DIRECTIONS FOR THIS TASK » Check each line of the listing below for the word "that" and say how many lines have it. Nothing else should be written.

DATA EXTRACT »
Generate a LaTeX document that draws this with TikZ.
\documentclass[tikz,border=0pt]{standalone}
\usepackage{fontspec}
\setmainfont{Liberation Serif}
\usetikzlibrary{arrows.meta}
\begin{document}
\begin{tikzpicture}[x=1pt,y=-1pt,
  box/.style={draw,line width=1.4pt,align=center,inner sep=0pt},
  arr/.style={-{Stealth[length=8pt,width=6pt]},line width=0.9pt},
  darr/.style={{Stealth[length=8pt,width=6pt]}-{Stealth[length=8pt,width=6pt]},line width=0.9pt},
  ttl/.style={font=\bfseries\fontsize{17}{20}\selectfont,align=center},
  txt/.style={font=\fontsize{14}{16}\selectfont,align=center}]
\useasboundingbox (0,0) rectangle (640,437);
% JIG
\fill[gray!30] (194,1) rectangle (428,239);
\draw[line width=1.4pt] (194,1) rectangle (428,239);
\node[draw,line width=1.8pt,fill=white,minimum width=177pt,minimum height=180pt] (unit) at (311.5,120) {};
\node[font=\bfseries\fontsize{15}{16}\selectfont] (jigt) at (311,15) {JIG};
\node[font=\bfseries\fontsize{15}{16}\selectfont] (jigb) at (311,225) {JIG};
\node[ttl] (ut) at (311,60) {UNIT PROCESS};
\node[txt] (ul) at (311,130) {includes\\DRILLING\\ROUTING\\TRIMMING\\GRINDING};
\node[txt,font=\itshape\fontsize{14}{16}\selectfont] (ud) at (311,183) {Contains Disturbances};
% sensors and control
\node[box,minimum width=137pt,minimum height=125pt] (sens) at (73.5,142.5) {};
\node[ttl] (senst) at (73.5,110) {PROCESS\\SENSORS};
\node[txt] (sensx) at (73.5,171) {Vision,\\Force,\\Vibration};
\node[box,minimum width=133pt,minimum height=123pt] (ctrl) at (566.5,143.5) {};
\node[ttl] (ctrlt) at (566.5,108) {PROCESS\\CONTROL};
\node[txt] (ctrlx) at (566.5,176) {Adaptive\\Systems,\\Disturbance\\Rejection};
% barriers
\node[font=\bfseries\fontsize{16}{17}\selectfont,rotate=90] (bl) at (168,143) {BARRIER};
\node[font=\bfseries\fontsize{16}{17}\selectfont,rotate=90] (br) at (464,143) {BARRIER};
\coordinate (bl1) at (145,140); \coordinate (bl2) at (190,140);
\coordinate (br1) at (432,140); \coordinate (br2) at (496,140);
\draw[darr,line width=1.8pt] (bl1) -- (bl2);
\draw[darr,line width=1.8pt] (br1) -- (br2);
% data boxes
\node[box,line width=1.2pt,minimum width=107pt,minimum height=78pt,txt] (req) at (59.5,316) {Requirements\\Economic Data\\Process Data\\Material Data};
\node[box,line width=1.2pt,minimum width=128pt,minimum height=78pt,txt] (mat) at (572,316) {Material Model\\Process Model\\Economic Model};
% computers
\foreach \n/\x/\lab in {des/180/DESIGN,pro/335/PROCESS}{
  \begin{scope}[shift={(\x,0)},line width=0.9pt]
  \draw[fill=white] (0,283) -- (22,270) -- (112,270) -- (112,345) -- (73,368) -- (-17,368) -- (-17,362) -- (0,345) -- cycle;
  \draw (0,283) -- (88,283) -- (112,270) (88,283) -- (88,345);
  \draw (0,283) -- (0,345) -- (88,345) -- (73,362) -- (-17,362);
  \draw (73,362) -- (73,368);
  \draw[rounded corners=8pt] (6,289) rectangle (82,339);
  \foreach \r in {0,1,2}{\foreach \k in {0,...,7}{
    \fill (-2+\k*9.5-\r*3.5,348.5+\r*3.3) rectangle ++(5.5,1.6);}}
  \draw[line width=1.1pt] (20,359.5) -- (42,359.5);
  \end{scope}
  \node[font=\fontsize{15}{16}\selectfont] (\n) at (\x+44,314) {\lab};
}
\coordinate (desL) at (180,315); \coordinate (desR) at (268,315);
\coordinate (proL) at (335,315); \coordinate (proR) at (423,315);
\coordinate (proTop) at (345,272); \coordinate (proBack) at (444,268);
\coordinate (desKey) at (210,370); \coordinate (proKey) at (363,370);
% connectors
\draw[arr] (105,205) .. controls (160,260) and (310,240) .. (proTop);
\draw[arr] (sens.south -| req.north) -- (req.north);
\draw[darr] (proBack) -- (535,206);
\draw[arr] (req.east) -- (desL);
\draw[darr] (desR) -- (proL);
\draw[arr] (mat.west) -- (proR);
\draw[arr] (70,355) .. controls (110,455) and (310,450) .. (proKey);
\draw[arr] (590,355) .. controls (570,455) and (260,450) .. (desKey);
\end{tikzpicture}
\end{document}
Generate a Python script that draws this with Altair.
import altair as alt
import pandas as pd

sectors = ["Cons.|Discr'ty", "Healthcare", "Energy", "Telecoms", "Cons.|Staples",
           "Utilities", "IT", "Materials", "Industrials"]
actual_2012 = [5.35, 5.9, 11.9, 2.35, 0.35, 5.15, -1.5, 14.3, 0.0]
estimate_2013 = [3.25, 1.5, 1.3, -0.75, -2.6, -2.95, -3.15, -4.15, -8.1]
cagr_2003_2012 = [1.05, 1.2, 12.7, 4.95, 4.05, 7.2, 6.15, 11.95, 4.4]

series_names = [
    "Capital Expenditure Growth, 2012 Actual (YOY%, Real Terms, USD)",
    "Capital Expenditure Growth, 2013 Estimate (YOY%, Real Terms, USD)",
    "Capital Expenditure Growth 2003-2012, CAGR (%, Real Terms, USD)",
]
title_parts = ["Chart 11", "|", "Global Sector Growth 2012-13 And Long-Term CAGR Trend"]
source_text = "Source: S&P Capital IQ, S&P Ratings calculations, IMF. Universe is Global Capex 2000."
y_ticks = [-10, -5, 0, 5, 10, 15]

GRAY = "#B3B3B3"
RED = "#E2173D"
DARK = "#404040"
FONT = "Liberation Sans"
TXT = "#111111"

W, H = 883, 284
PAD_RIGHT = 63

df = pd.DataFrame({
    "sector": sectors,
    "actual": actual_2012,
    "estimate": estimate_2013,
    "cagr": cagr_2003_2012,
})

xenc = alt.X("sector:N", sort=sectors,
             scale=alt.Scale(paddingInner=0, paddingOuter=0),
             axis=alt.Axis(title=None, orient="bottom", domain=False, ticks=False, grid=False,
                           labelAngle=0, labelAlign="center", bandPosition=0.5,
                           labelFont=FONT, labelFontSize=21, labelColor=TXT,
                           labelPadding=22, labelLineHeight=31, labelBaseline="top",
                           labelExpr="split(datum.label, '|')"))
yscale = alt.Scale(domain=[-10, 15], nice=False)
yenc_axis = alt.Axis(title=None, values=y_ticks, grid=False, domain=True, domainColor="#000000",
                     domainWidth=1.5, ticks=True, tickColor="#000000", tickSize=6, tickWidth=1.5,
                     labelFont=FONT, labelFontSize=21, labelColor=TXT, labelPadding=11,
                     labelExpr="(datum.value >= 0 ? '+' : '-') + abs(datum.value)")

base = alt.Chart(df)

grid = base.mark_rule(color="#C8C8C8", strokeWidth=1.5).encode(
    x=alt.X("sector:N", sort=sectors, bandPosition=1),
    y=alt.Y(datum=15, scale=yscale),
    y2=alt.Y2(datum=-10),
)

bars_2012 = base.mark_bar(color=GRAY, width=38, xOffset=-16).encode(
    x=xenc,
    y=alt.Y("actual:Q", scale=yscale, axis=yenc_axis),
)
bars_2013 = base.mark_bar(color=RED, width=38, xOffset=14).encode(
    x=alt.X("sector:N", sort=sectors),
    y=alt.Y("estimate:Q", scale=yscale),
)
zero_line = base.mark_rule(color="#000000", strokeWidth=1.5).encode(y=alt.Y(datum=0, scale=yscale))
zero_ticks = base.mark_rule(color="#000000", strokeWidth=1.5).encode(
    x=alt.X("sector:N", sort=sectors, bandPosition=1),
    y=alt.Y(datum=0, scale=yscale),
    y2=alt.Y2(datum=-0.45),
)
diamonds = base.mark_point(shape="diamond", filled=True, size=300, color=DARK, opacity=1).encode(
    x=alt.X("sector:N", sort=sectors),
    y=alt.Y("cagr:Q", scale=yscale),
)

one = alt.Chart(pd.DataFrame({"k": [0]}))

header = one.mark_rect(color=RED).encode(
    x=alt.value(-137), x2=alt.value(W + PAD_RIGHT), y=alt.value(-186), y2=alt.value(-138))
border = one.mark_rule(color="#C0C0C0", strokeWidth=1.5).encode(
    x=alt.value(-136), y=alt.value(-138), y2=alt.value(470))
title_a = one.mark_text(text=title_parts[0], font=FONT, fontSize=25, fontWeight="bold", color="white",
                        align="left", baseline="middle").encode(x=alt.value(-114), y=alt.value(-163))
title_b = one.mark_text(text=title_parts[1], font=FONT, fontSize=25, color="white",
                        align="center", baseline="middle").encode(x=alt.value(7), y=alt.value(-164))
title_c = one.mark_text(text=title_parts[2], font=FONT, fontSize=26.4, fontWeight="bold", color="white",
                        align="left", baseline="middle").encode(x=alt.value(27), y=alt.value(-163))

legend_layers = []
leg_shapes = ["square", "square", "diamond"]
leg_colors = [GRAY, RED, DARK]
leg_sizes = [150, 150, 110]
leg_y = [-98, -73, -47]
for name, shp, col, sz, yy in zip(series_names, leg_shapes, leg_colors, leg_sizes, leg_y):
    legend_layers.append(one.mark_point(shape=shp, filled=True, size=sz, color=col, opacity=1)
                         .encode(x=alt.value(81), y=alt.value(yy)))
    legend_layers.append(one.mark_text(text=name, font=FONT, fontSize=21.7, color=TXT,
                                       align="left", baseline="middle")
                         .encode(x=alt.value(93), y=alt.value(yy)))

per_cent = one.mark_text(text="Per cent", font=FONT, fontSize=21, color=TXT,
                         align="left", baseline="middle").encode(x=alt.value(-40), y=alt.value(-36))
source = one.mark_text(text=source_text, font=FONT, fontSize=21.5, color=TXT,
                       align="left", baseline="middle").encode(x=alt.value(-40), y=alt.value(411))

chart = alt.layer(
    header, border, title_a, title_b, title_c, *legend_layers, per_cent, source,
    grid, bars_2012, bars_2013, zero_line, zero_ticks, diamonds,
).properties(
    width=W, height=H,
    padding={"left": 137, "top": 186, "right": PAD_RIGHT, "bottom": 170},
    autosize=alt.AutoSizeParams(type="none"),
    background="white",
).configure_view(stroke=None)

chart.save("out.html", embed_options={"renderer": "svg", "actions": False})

CORRECT RESULT » 2